**Exercise:** Collect every line of the records below that contains the word "this".

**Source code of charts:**
— Start —

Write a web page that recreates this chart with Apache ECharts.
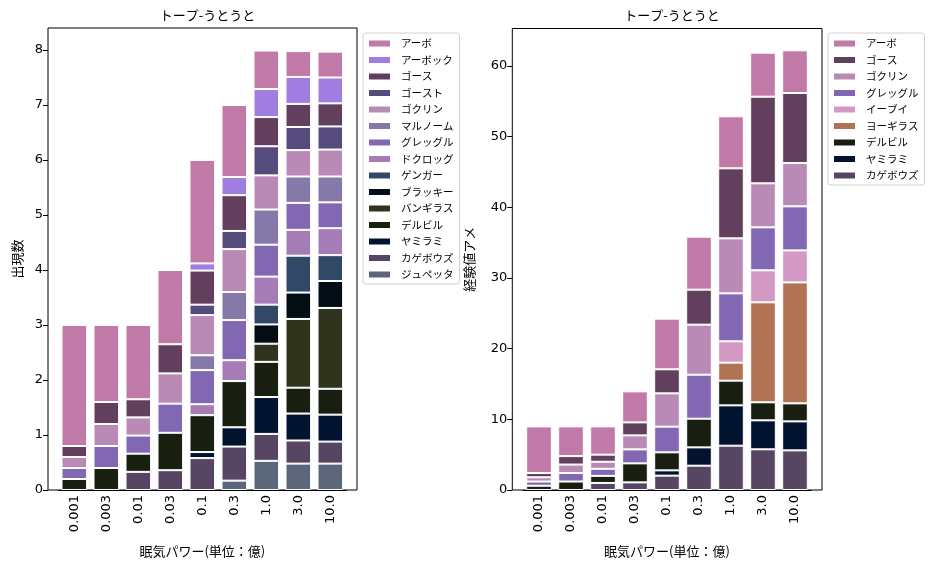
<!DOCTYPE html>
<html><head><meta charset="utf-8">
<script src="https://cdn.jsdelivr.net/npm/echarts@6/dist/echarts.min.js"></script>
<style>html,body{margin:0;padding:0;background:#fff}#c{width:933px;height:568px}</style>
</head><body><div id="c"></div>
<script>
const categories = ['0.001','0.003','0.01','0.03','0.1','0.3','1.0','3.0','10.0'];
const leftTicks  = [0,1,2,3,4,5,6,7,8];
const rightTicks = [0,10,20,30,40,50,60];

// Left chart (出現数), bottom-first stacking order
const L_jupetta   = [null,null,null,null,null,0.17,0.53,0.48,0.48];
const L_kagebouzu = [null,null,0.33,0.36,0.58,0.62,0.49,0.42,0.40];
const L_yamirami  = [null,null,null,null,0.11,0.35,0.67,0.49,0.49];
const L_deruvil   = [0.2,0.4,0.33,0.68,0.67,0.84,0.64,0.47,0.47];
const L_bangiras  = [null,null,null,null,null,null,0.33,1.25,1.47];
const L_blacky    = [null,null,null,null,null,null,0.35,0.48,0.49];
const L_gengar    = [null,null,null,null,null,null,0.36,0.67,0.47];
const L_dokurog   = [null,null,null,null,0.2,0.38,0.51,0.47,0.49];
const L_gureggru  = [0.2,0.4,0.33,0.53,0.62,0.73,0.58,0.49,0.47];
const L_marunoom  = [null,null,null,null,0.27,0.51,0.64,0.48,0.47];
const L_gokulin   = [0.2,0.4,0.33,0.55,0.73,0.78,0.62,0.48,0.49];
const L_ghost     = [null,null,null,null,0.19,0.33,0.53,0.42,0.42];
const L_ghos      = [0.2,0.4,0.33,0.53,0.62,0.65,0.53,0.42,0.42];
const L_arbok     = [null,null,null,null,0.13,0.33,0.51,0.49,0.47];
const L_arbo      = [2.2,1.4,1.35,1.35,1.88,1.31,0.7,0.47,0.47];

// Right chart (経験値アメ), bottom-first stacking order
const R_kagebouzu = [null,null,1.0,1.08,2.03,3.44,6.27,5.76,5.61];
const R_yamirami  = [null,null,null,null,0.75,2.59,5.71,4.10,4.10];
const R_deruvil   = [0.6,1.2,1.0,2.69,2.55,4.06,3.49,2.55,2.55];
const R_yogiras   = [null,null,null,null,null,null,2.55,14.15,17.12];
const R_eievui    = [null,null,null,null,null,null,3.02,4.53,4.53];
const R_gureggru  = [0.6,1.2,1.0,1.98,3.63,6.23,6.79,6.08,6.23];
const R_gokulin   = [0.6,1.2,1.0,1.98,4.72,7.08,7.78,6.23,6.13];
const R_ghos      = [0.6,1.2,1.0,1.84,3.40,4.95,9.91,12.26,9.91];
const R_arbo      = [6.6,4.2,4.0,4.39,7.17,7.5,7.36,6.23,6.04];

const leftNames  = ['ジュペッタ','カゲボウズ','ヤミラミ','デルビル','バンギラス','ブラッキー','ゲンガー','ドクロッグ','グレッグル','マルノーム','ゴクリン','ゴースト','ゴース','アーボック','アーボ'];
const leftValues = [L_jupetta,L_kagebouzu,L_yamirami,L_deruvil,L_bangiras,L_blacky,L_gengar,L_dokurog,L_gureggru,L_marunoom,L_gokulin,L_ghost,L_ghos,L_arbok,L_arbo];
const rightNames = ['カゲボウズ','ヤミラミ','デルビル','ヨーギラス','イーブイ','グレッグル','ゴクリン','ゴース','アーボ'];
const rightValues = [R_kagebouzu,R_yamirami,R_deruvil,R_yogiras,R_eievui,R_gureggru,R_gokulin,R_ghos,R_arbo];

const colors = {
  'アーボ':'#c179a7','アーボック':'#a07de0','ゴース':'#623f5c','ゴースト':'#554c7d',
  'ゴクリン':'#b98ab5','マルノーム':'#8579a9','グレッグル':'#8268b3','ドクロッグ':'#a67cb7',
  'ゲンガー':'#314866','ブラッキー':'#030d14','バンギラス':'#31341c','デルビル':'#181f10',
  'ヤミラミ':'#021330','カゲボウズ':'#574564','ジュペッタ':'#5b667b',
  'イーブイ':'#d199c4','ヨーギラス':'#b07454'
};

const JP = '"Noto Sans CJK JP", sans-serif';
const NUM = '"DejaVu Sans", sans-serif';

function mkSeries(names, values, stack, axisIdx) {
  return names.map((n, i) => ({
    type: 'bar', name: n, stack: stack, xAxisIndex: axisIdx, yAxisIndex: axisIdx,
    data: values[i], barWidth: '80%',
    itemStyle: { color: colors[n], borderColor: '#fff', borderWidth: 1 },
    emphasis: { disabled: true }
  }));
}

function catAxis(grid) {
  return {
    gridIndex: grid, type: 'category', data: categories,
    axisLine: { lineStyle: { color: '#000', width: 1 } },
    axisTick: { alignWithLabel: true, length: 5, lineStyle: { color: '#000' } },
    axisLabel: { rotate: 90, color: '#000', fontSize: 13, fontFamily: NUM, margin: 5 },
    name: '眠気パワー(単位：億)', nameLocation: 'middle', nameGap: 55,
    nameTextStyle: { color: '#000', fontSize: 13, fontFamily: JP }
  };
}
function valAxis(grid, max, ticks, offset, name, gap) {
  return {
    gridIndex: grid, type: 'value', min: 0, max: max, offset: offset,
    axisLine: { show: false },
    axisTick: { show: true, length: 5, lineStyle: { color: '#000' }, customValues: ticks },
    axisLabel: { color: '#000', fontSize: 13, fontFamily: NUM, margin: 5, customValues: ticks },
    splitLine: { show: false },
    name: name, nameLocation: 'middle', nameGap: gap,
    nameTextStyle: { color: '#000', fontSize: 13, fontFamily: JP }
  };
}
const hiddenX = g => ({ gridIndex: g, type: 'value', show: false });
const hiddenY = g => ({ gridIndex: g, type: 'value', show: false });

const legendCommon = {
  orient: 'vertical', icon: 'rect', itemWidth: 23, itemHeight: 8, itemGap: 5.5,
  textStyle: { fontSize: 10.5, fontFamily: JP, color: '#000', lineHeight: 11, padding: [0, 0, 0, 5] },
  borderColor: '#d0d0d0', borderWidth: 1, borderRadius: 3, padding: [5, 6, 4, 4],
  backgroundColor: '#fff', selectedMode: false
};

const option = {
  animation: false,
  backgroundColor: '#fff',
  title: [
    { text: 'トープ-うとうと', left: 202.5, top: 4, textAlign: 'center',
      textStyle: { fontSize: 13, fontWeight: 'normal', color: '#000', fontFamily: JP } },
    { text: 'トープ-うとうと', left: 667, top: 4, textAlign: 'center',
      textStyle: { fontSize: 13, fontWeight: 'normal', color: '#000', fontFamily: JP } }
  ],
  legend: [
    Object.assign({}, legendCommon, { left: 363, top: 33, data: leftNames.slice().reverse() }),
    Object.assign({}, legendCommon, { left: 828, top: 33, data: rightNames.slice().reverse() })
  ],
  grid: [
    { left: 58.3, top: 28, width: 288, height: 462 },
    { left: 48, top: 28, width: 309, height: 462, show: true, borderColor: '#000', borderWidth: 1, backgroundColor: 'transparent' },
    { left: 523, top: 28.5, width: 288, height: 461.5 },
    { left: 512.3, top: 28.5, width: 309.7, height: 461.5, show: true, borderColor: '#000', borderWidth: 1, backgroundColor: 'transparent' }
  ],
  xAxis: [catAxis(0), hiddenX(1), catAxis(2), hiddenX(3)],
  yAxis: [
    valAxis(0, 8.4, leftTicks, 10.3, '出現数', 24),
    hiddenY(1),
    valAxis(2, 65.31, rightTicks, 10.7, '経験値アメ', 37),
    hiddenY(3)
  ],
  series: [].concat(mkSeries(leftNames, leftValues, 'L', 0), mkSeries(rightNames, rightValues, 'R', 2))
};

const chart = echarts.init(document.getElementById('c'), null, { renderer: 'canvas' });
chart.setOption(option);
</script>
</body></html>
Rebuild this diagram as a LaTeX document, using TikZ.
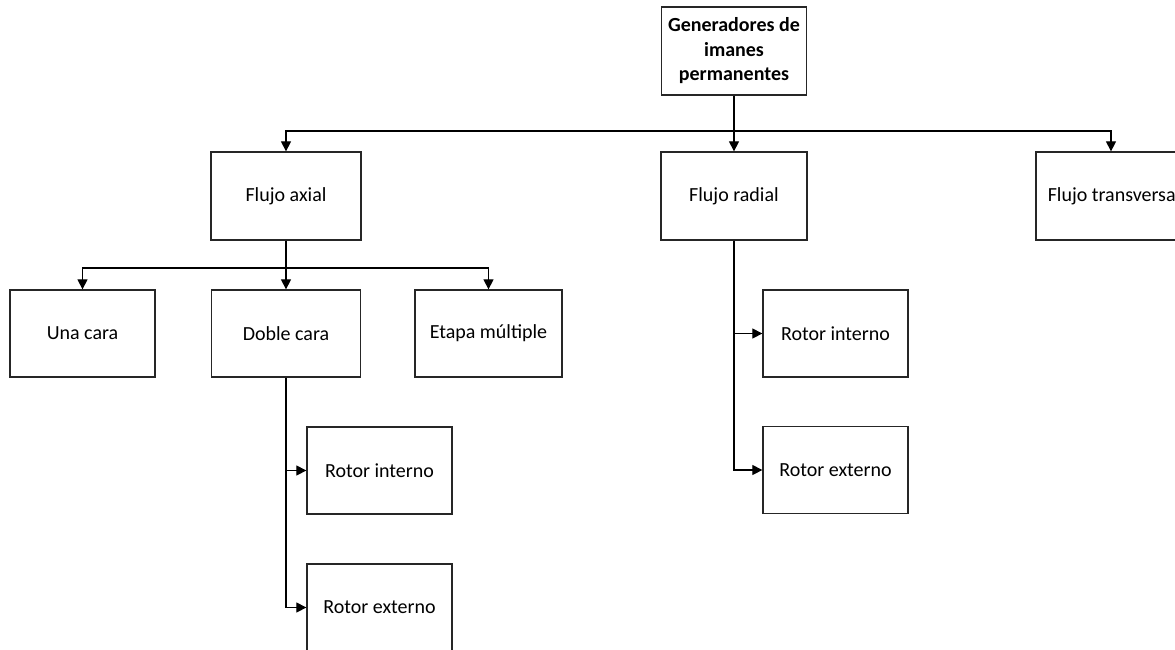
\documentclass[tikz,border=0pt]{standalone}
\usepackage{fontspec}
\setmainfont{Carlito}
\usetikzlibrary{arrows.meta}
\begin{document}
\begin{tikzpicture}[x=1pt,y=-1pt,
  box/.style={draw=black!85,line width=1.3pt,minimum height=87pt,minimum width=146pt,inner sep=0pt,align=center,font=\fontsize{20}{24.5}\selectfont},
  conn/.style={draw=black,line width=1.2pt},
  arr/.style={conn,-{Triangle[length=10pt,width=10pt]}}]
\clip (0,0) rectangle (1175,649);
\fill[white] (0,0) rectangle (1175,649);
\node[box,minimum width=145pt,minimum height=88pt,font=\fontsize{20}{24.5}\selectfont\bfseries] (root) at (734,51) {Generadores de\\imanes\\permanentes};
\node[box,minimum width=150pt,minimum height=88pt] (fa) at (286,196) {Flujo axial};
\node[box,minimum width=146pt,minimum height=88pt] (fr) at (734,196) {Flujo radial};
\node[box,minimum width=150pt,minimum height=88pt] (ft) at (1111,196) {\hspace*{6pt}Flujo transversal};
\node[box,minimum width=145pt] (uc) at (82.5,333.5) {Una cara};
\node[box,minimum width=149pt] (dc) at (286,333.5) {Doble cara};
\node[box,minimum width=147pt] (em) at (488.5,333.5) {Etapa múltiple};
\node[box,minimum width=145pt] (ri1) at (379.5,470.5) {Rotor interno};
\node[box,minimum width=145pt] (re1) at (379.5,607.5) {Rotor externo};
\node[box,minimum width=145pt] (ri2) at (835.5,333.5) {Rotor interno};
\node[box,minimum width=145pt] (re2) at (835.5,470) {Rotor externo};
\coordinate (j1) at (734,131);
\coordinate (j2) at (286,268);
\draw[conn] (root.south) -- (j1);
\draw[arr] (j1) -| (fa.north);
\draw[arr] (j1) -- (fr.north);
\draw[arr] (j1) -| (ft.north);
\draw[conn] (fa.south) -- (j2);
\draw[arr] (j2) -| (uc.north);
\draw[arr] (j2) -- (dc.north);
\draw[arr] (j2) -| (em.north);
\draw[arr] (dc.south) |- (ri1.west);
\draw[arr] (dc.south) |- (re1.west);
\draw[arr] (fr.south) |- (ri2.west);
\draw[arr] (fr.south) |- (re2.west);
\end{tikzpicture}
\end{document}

— End —

**Final result:**
Write a web page that recreates this chart with Apache ECharts.
Rebuild this diagram as a LaTeX document, using TikZ.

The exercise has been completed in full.